Come è possibile verificare, visitando le sale paleontologiche del Museo Civico, questi popoli avevano in comune il rito funebre della cremazione, che consisteva nel bruciare, su un rogo, il defunto, nel raccogliere in un vaso (ossuario o urna cineraria) i resti che poi venivano sotterrati, a volte con grande cura, insieme agli effetti personali e a qualche vaso accessorio che, probabilmente, conteneva il cibo necessario per affrontare il viaggio verso l’aldilà.
L’esame della ceramica e dei bronzi rinvenuti evidenzia, per la fattura della lavorazione e per la raffinata eleganza delle forme, un mondo ricco e culturalmente progredito.
Solo i reperti più recenti (V, IV secolo) dimostrano un impoverimento di forme e una certa grossolanità di gusto, che sicuramente sono da porsi in relazione all’invasione gallica della Pianura Padana.
I Galli, dopo aver sconfitto gli Etruschi al Ticino, probabilmente nei pressi di Magenta, si sovrapposero ai golasecchiani, anche nel territorio di Como, dove, secondo la tradizione liviana, costruirono ben ventotto castelli fortificati, gravitanti intorno a Comum Oppidum.
La Romanizzazione
Il primo contatto che i Comensi ebbero con i Romani fu nel 196 a.C. quando, insieme ai Galli alleati, vennero sconfitti dal console Marco Claudio Marcello, in località incerta, a sud della città.
Troppi furono i morti e, la conseguente resa incondizionata, portò i vinti ad abbandonare i villaggi situati sulle pendici montagnose, a ridosso dell’attuale sito (Monte Croce, Monte delle Tre Croci, ecc.) e a scendere in pianura.
Alcuni storici sostengono che, tale trasferimento, sia avvenuto più tardi, in occasione dell’incursione dei Reti intorno al 90 a.C.; si ritiene, però, che i Romani mai più, dopo un’impresa così sanguinosa (40.000 morti), potessero lasciare risiedere i vinti in luoghi difficilmente accessibili.
Comunque, nell’89 a.C., il console Pompeo Strabone, padre di Pompeo Magno, è a Como con l’incarico di ricostruire la città, distrutta dai barbari.
Se dobbiamo dar retta alla tradizione, inizia soltanto a questo punto la storia di Como, città di lago. Vennero incanalati i tre fiumi; l’antica “oppidum” venne legalmente trasformata in “colonia” e i Comensi iniziarono a costruire in riva al lago (Novum Comum). Negli anni settanta il console Gaio Scipione (ce ne parla Strabone) portò a Como tremila coloni.
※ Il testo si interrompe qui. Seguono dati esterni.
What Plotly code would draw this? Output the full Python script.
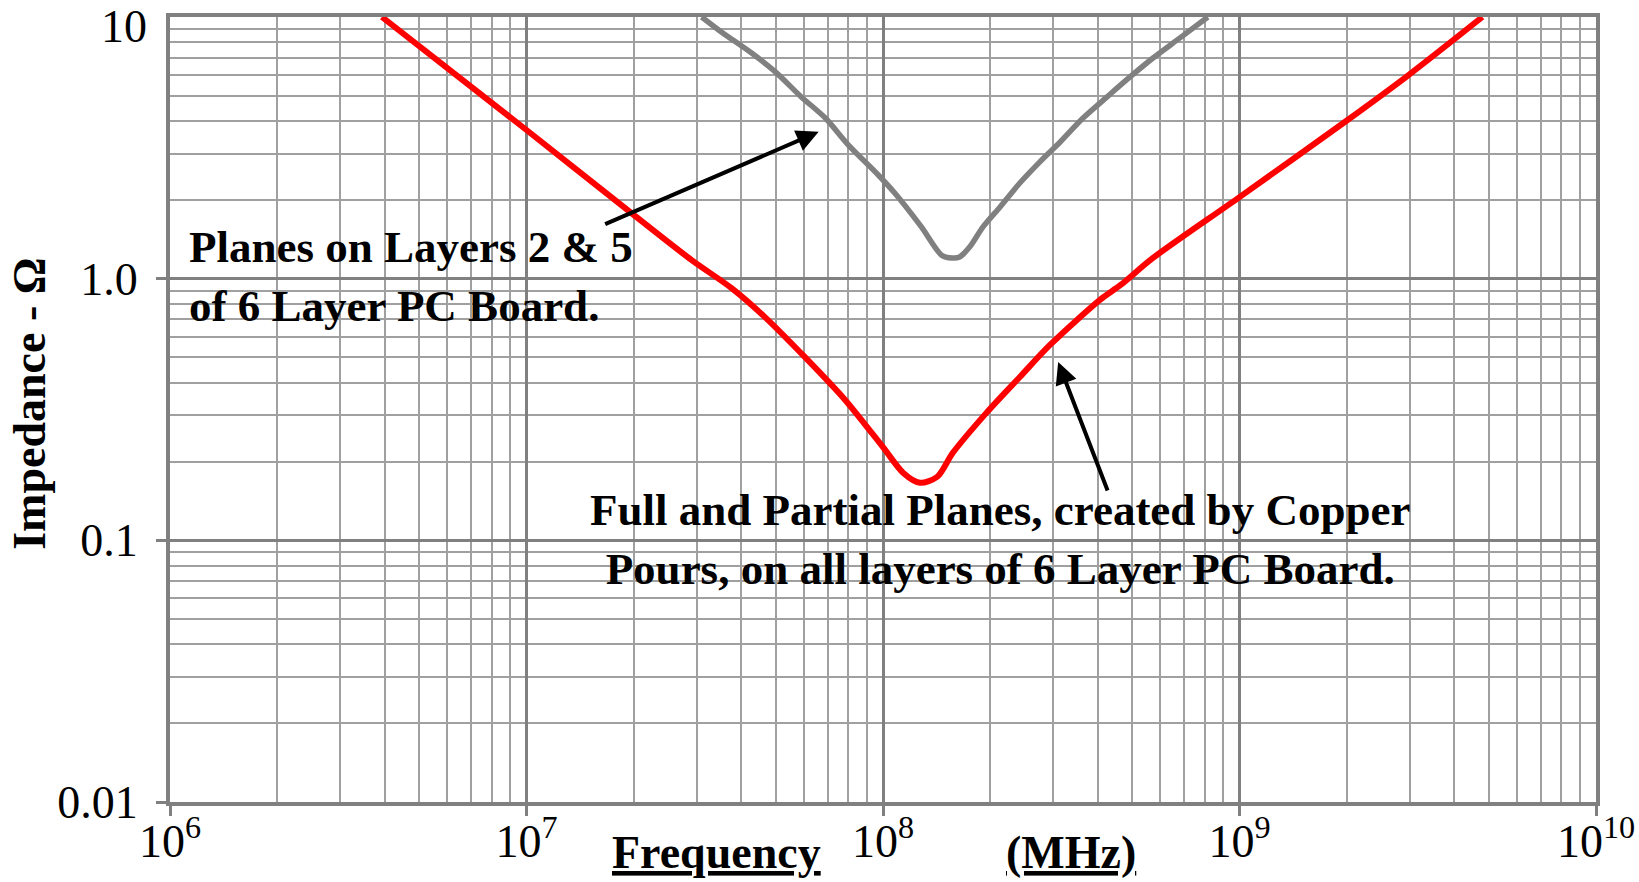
import math
import plotly.graph_objects as go

# Impedance vs frequency for two board stack-ups
gray_freq = [3.10e7, 3.52e7, 4.28e7, 4.99e7, 5.90e7, 6.89e7, 8.0e7, 9.7e7, 1.08e8,
             1.28e8, 1.46e8, 1.56e8, 1.64e8, 1.75e8, 1.91e8, 2.13e8, 2.42e8, 2.75e8,
             3.14e8, 3.64e8, 4.25e8, 4.93e8, 5.72e8, 6.81e8, 8.15e8]
gray_z = [10.0, 8.77, 7.28, 6.17, 4.95, 4.11, 3.24, 2.49, 2.12,
          1.58, 1.23, 1.20, 1.21, 1.32, 1.58, 1.88, 2.32, 2.79,
          3.33, 4.11, 4.95, 5.90, 6.97, 8.32, 10.0]

red_freq = [3.93e6, 1.0e7, 1.97e7, 2.90e7, 3.76e7, 4.68e7, 6.05e7, 7.83e7, 1.0e8,
            1.14e8, 1.27e8, 1.42e8, 1.57e8, 1.95e8, 2.42e8, 2.94e8, 4.06e8, 4.64e8,
            5.72e8, 1.0e9, 2.01e9, 2.98e9, 4.8e9]
red_z = [10.0, 3.70, 1.78, 1.18, 0.92, 0.71, 0.50, 0.344, 0.227,
         0.181, 0.166, 0.175, 0.216, 0.307, 0.421, 0.558, 0.83, 0.946,
         1.20, 2.05, 4.04, 6.0, 10.0]

x_ticks = [1e6, 1e7, 1e8, 1e9, 1e10]
x_ticktext = ["10<sup>6</sup>", "10<sup>7</sup>", "10<sup>8</sup>", "10<sup>9</sup>", "10<sup>10</sup>"]
y_ticks = [0.01, 0.1, 1.0]
y_ticktext = ["0.01", "0.1", "1.0"]
y_top_label = "10"

# arrow targets on each curve (frequency, impedance)
gray_arrow_pt = (6.6e7, 3.64)
red_arrow_pt = (3.1e8, 0.48)

x_minor = [m * 10 ** e for e in range(6, 10) for m in range(2, 10)]
y_minor = [m * 10 ** e for e in range(-2, 1) for m in range(2, 10)]

SERIF = "Liberation Serif"
GRID = "#808080"
TICK_SIZE = 46

fig = go.Figure()
fig.add_trace(go.Scatter(x=gray_freq, y=gray_z, mode="lines",
                         line=dict(color="#808080", width=5.5, shape="spline", smoothing=0.8),
                         showlegend=False))
fig.add_trace(go.Scatter(x=red_freq, y=red_z, mode="lines",
                         line=dict(color="#ff0000", width=6, shape="spline", smoothing=0.8),
                         showlegend=False))

axis_common = dict(
    type="log", showgrid=True, gridcolor=GRID, gridwidth=3,
    showline=True, linecolor=GRID, linewidth=4, mirror=True,
    ticks="outside", ticklen=10, tickwidth=3, tickcolor=GRID,
    tickfont=dict(family=SERIF, size=TICK_SIZE, color="black"),
    zeroline=False, tickmode="array", automargin=False,
)

fig.update_xaxes(range=[6, 10], tickvals=x_ticks, ticktext=x_ticktext,
                 ticklabelstandoff=-14,
                 minor=dict(tickmode="array", tickvals=x_minor, showgrid=True,
                            gridcolor="#a0a0a0", gridwidth=1.5, ticks=""),
                 **axis_common)
fig.update_yaxes(range=[-2, 1], tickvals=y_ticks, ticktext=y_ticktext,
                 ticklabelstandoff=9,
                 minor=dict(tickmode="array", tickvals=y_minor + [10.0], showgrid=True,
                            gridcolor="#a0a0a0", gridwidth=1.5, ticks=""),
                 **axis_common)

bold = dict(family=SERIF, size=45, color="black")
title_font = dict(family=SERIF, size=46, color="black")

annotations = [
    dict(text=y_top_label, xref="paper", yref="paper", x=0, y=1,
         xanchor="right", yanchor="middle", xshift=-21, yshift=-9,
         showarrow=False, font=dict(family=SERIF, size=TICK_SIZE, color="black")),
    dict(text="<b>Planes on Layers 2 &amp; 5<br>of 6 Layer PC Board.</b>",
         xref="paper", yref="paper", x=0.012, y=0.670, xanchor="left", yanchor="middle",
         align="left", showarrow=False, font=bold),
    dict(text="<b>Full and Partial Planes, created by Copper<br>Pours, on all layers of 6 Layer PC Board.</b>",
         xref="paper", yref="paper", x=0.582, y=0.334, xanchor="center", yanchor="middle",
         align="center", showarrow=False, font=bold),
    dict(text="", x=math.log10(gray_arrow_pt[0]), y=math.log10(gray_arrow_pt[1]),
         xref="x", yref="y", showarrow=True, ax=-215, ay=93,
         arrowhead=2, arrowsize=1.1, arrowwidth=4, arrowcolor="black"),
    dict(text="", x=math.log10(red_arrow_pt[0]), y=math.log10(red_arrow_pt[1]),
         xref="x", yref="y", showarrow=True, ax=50, ay=130,
         arrowhead=2, arrowsize=1.1, arrowwidth=4, arrowcolor="black"),
    dict(text="<b><u>Frequency</u></b>", xref="paper", yref="paper", x=0.383, y=-0.064,
         xanchor="center", yanchor="middle", showarrow=False, font=title_font),
    dict(text="<b><u>(MHz)</u></b>", xref="paper", yref="paper", x=0.632, y=-0.064,
         xanchor="center", yanchor="middle", showarrow=False, font=title_font),
    dict(text="<b>Impedance - Ω</b>", xref="paper", yref="paper", x=-0.099, y=0.507,
         xanchor="center", yanchor="middle", textangle=-90, showarrow=False, font=title_font),
]

fig.update_layout(
    width=1639, height=882,
    margin=dict(l=170, r=43, t=17, b=80),
    paper_bgcolor="white", plot_bgcolor="white",
    annotations=annotations,
    showlegend=False,
)

fig.write_html("out.html")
Forse costoro si stabilirono nell’attuale Coloniola, rione della città, nella zona Est prospiciente il lago, che nella sua etimologia confermerebbe l’antica destinazione e che, nel suo attuale impianto, ricalca il sistema urbanistico ortogonale tipico dei “castra” romani.
Una seconda immigrazione si ebbe in età cesariana: cinquecento greci di Sicilia, insieme ad altri, si stabilirono a Como, portando nuove attività, come la coltivazione dell’olivo e della vite.
Fu una parentesi di grande respiro, sottolineata dalla pianificazione urbanistica della città: furono costruite le mura, ammirate e celebrate dal poeta veronese Catullo; tutto l’impianto urbanistico (l’attuale Città Murata) venne disposto in senso ortogonale; vennero edificati i palazzi di pubblico interesse.
Ma non si creda che, tale sviluppo, sia stato esente da contrasti e compromessi: la lotta tra Cesare e Pompeo portò a situazioni imbarazzanti.
Da parte del senato, venne contestato il diritto di cittadinanza romana alla città, tanto che un povero comasco fu costretto a sopportare la pena umiliante della frusta.
Con l’affermazione totale di Cesare, la situazione ovviamente mutò: Como divenne “municipio” e poté così acquisire una pressoché totale autonomia, confermata, del resto, dalla disponibilità degli imperatori successivi.